Transcript
Scott Bertram (0:01)
This show is a part of the Hillsdale College Podcast Network. If you like what you hear, please subscribe to your favorite. You'll get brand new episodes of all your favorite shows sent right to your device and you'll help us know that you're out there listening. Never miss another episode by going to podcast hillsdale.edu subscribe. That's podcast hillsdale edu subscribe or click the Follow or Subscribe button on Apple podcasts, Spotify or YouTube.
Monica Dix (0:45)
Welcome to the Hillsdale College K12 Classical Education Podcast, bringing you insight into classical education and its unique emphasis on human virtue and moral character, responsible citizenship, content, rich curricula and teacher led classrooms. Now your host, Scott Bertram.
Scott Bertram (1:04)
Thanks for listening. The Hillsdale College K12 Classical Education Podcast is part of the Hillsdale College Podcast Network. More episodes at podcast hillsdale.edu or wherever you get your audio.
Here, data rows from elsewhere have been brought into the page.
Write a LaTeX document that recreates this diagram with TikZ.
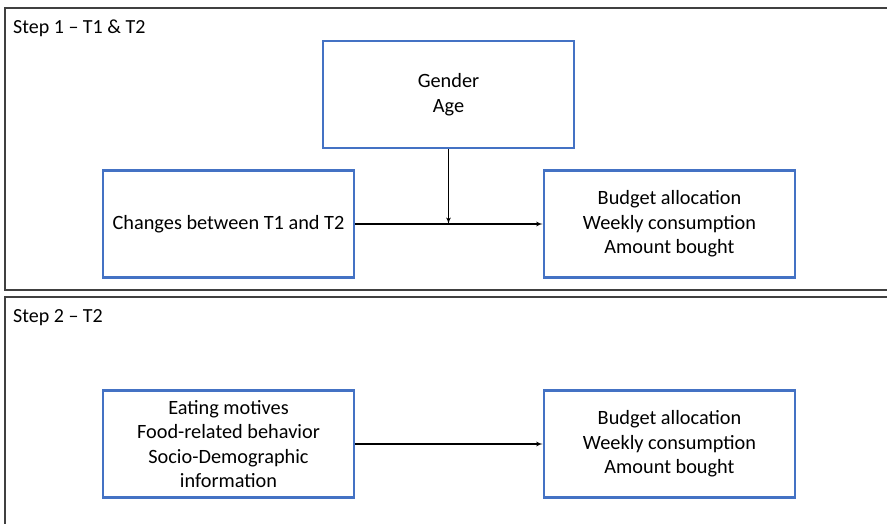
\documentclass[tikz,border=0pt]{standalone}
\usepackage{fontspec}
\setmainfont{Carlito}
\usetikzlibrary{arrows, positioning}
\definecolor{boxblue}{HTML}{4472C4}

\begin{document}
\begin{tikzpicture}[x=1pt, y=-1pt]
 \tikzstyle{vbox}=[rectangle, draw=boxblue, line width=2.8pt, minimum width=251pt, minimum height=107pt, align=center, font=\fontsize{20.3}{24.5}\selectfont]
 \tikzstyle{frame}=[draw=black!75, line width=1.2pt]
 \tikzstyle{steplabel}=[anchor=west, inner sep=0pt, font=\fontsize{20}{22}\selectfont]
 \tikzstyle{line} = [draw, line width=1.2pt, -latex']

 \useasboundingbox (0,0) rectangle (887,524);
 \clip (0,0) rectangle (887,524);

 % step 1
 \begin{scope}
  \draw[frame] (5,8) rectangle (900,290);
  \node[steplabel] (s1) at (13,28) {Step 1 -- T1 \& T2};
  \node[vbox] (gender) at (448.5,94.5) {Gender\\Age};
  \node[vbox] (chg) at (228.5,224) {Changes between T1 and T2};
  \node[vbox] (out1) at (669.5,224) {Budget allocation\\Weekly consumption\\Amount bought};
  \coordinate (join) at (gender.south |- chg.east);
  \path [line] (chg) -- (out1);
  \path [line] (gender) -- (join);
 \end{scope}

 % step 2
 \begin{scope}
  \draw[frame] (5,297) rectangle (900,540);
  \node[steplabel] (s2) at (13,318) {Step 2 -- T2};
  \node[vbox] (motives) at (228.5,444) {Eating motives\\Food-related behavior\\Socio-Demographic\\information};
  \node[vbox] (out2) at (669.5,444) {Budget allocation\\Weekly consumption\\Amount bought};
  \path [line] (motives) -- (out2);
 \end{scope}

\end{tikzpicture}
\end{document}
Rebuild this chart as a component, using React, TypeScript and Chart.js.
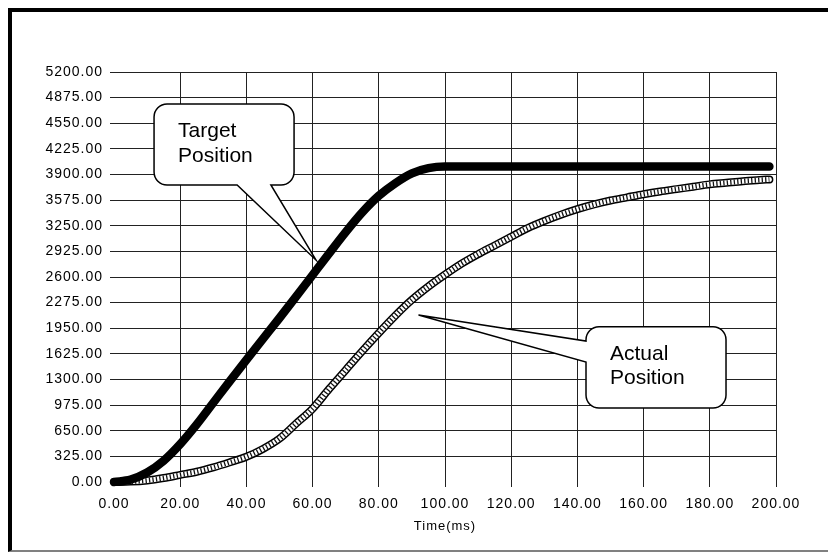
import React, { useEffect, useRef } from "react";
import { Chart, registerables } from "chart.js";

Chart.register(...registerables);

// ---- data ----
const timeMs = [
  0, 5, 10, 15, 20, 25, 30, 35, 40, 45, 50, 55, 60, 65, 70, 75, 80, 85, 90, 95, 100,
  105, 110, 115, 120, 125, 130, 135, 140, 145, 150, 155, 160, 165, 170, 175, 180, 185, 190, 195, 198,
];
const targetPosition = [
  0, 30, 120, 270, 480, 730, 1005, 1280, 1550, 1815, 2080, 2350, 2625, 2900, 3170, 3420, 3630, 3790, 3915, 3980, 4000,
  4000, 4000, 4000, 4000, 4000, 4000, 4000, 4000, 4000, 4000, 4000, 4000, 4000, 4000, 4000, 4000, 4000, 4000, 4000, 4000,
];
const actualPosition = [
  0, 5, 20, 50, 90, 130, 185, 250, 320, 420, 550, 740, 930, 1180, 1420, 1660, 1890, 2110, 2310, 2480, 2630,
  2770, 2890, 3000, 3110, 3220, 3310, 3390, 3460, 3520, 3570, 3610, 3650, 3685, 3715, 3745, 3775, 3795, 3815, 3830, 3838,
];
const xTickValues = [0, 20, 40, 60, 80, 100, 120, 140, 160, 180, 200];
const yTickValues = [
  0, 325, 650, 975, 1300, 1625, 1950, 2275, 2600, 2925, 3250, 3575, 3900, 4225, 4550, 4875, 5200,
];
const xAxisTitle = "Time(ms)";

const targetLabel = ["Target", "Position"];
const actualLabel = ["Actual", "Position"];

type Callout = {
  lines: string[];
  box: [number, number, number, number]; // tMin, vMin, tMax, vMax
  side: "bottom" | "left";
  base: [number, number];
  tip: [number, number];
};

const callouts: Callout[] = [
  { lines: targetLabel, box: [12.1, 3767, 54.4, 4794], side: "bottom", base: [37.2, 47.4], tip: [61, 2816] },
  { lines: actualLabel, box: [142.6, 939, 184.9, 1970], side: "left", base: [1522, 1788], tip: [92, 2118] },
];

const FONT = '"Liberation Sans", Arial, sans-serif';

const spacingPlugin = {
  id: "tickSpacing",
  beforeDraw(chart: any) {
    chart.ctx.letterSpacing = "1px";
  },
};

const calloutPlugin = {
  id: "callouts",
  afterDatasetsDraw(chart: any) {
    const { ctx, scales } = chart;
    const x = scales.x;
    const y = scales.y;
    for (const c of callouts) {
      const L = x.getPixelForValue(c.box[0]);
      const R = x.getPixelForValue(c.box[2]);
      const T = y.getPixelForValue(c.box[3]);
      const B = y.getPixelForValue(c.box[1]);
      const tx = x.getPixelForValue(c.tip[0]);
      const ty = y.getPixelForValue(c.tip[1]);
      const r = 13;
      ctx.save();
      ctx.letterSpacing = "0px";
      ctx.beginPath();
      ctx.moveTo(L + r, T);
      ctx.lineTo(R - r, T);
      ctx.arcTo(R, T, R, T + r, r);
      ctx.lineTo(R, B - r);
      ctx.arcTo(R, B, R - r, B, r);
      if (c.side === "bottom") {
        const b0 = x.getPixelForValue(c.base[0]);
        const b1 = x.getPixelForValue(c.base[1]);
        ctx.lineTo(b1, B);
        ctx.lineTo(tx, ty);
        ctx.lineTo(b0, B);
      }
      ctx.lineTo(L + r, B);
      ctx.arcTo(L, B, L, B - r, r);
      if (c.side === "left") {
        const b0 = y.getPixelForValue(c.base[0]);
        const b1 = y.getPixelForValue(c.base[1]);
        ctx.lineTo(L, b0);
        ctx.lineTo(tx, ty);
        ctx.lineTo(L, b1);
      }
      ctx.lineTo(L, T + r);
      ctx.arcTo(L, T, L + r, T, r);
      ctx.closePath();
      ctx.fillStyle = "#fff";
      ctx.fill();
      ctx.lineWidth = 1.5;
      ctx.strokeStyle = "#000";
      ctx.lineJoin = "miter";
      ctx.stroke();
      ctx.fillStyle = "#000";
      ctx.font = `21px ${FONT}`;
      ctx.textAlign = "left";
      ctx.textBaseline = "alphabetic";
      c.lines.forEach((line, i) => ctx.fillText(line, L + 24, T + 33 + i * 24.5));
      ctx.restore();
    }
  },
};

export default function App() {
  const ref = useRef<HTMLCanvasElement | null>(null);

  useEffect(() => {
    if (!ref.current) return;
    const pts = (vals: number[]) => timeMs.map((t, i) => ({ x: t, y: vals[i] }));
    const gridColor = (ctx: any) => (ctx.tick && ctx.tick.value === 0 ? "rgba(0,0,0,0)" : "#222");

    const chart = new Chart(ref.current, {
      type: "line",
      data: {
        datasets: [
          {
            label: "Target Position",
            data: pts(targetPosition),
            borderColor: "#000",
            borderWidth: 8.5,
            borderCapStyle: "round",
            borderJoinStyle: "round",
            pointRadius: 0,
            cubicInterpolationMode: "monotone",
            clip: false,
            order: 0,
          } as any,
          {
            label: "Actual rings",
            data: pts(actualPosition),
            borderColor: "#111",
            borderWidth: 5,
            borderDash: [1.3, 2.2],
            pointRadius: 0,
            cubicInterpolationMode: "monotone",
            clip: false,
            order: 1,
          } as any,
          {
            label: "Actual inner",
            data: pts(actualPosition),
            borderColor: "#fff",
            borderWidth: 5,
            borderCapStyle: "round",
            pointRadius: 0,
            cubicInterpolationMode: "monotone",
            clip: false,
            order: 2,
          } as any,
          {
            label: "Actual Position",
            data: pts(actualPosition),
            borderColor: "#000",
            borderWidth: 8,
            borderCapStyle: "round",
            pointRadius: 0,
            cubicInterpolationMode: "monotone",
            clip: false,
            order: 3,
          } as any,
        ],
      },
      options: {
        animation: false,
        responsive: false,
        events: [],
        layout: { padding: { left: 0, top: 60, right: 56, bottom: 12 } },
        plugins: { legend: { display: false }, tooltip: { enabled: false }, title: { display: false } },
        scales: {
          x: {
            type: "linear",
            min: 0,
            max: 200,
            afterBuildTicks: (s: any) => {
              s.ticks = xTickValues.map((v) => ({ value: v }));
            },
            afterFit: (s: any) => {
              s.height = 56;
            },
            border: { display: false },
            grid: { color: gridColor, lineWidth: 1, tickLength: 5, drawTicks: true },
            ticks: {
              autoSkip: false,
              maxRotation: 0,
              minRotation: 0,
              padding: 9,
              color: "#000",
              font: { family: FONT, size: 14 },
              callback: (v: any) => Number(v).toFixed(2),
            },
            title: {
              display: true,
              text: xAxisTitle,
              color: "#000",
              font: { family: FONT, size: 13 },
              padding: { top: 0, bottom: 4 },
            },
          },
          y: {
            type: "linear",
            min: 0,
            max: 5200,
            afterBuildTicks: (s: any) => {
              s.ticks = yTickValues.map((v) => ({ value: v }));
            },
            afterFit: (s: any) => {
              s.width = 102;
            },
            border: { display: false },
            grid: { color: gridColor, lineWidth: 1, tickLength: 4, drawTicks: true },
            ticks: {
              autoSkip: false,
              padding: 7,
              color: "#000",
              font: { family: FONT, size: 14 },
              callback: (v: any) => Number(v).toFixed(2),
            },
          },
        },
      } as any,
      plugins: [spacingPlugin, calloutPlugin],
    });
    return () => chart.destroy();
  }, []);

  return (
    <div
      style={{
        width: 826,
        height: 544,
        boxSizing: "border-box",
        borderTop: "4px solid #000",
        borderLeft: "4px solid #000",
        borderRight: "2px solid #808080",
        borderBottom: "2px solid #808080",
        background: "#fff",
      }}
    >
      <canvas ref={ref} width={820} height={538} style={{ display: "block" }} />
    </div>
  );
}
You also can find more information on topics and ideas discussed on this show at our website, k12 hillsdale.edu.
Scott Bertram (1:27)
We'Re joined by Monica Dix. She's an art teacher at Naples Classical Academy in Naples, Florida. Monica, thanks for joining us.
Monica Dix (1:34)
Thank you so much for having me.
Scott Bertram (1:36)
Appreciate you taking time to talk about forming a student's affection of beauty in art. As we begin, tell us a little bit about how you came to Classical Education.
Monica Dix (1:48)
Well, well, it started with my children attending a Hillsdale member school and I just got curious about what they were learning and I met some of their teachers and it was all uphill from there. I eventually heard that there was a new school opening thanks to a former teacher letting me know ahead of time, and I jumped on that. I realized that I had something to share. My skills as an artist were something that a school like a Hillsdale school, like our new brand new school, would need. And so I interviewed and I was one of the first few teachers that was hired for Naples Classical.
Scott Bertram (2:24)
Why should we study the art of the Renaissance and how should it be taught?
Monica Dix (2:30)
Well, the art of the Renaissance is beautiful and so it's, it's attractive and appealing and that's one of the many reasons we should teach it. I think it's difficult to teach it well because it seems like it's so far in the past. It is roughly only 500 years in the past, not that long. If you are a historian, you realize that that's really the same age that we're in now. But for children, that seems like not even in the past. It's like another planet. So when I teach Renaissance art, I like to remind my students that the artists that made the art that we're studying, the architects, the painters, the sculptors, they were people, and they weren't that different from us. And even the artists of today work in similar ways, and that's accessible to them. So I focus on the artist as a person, and I present Michelangelo as someone they might know.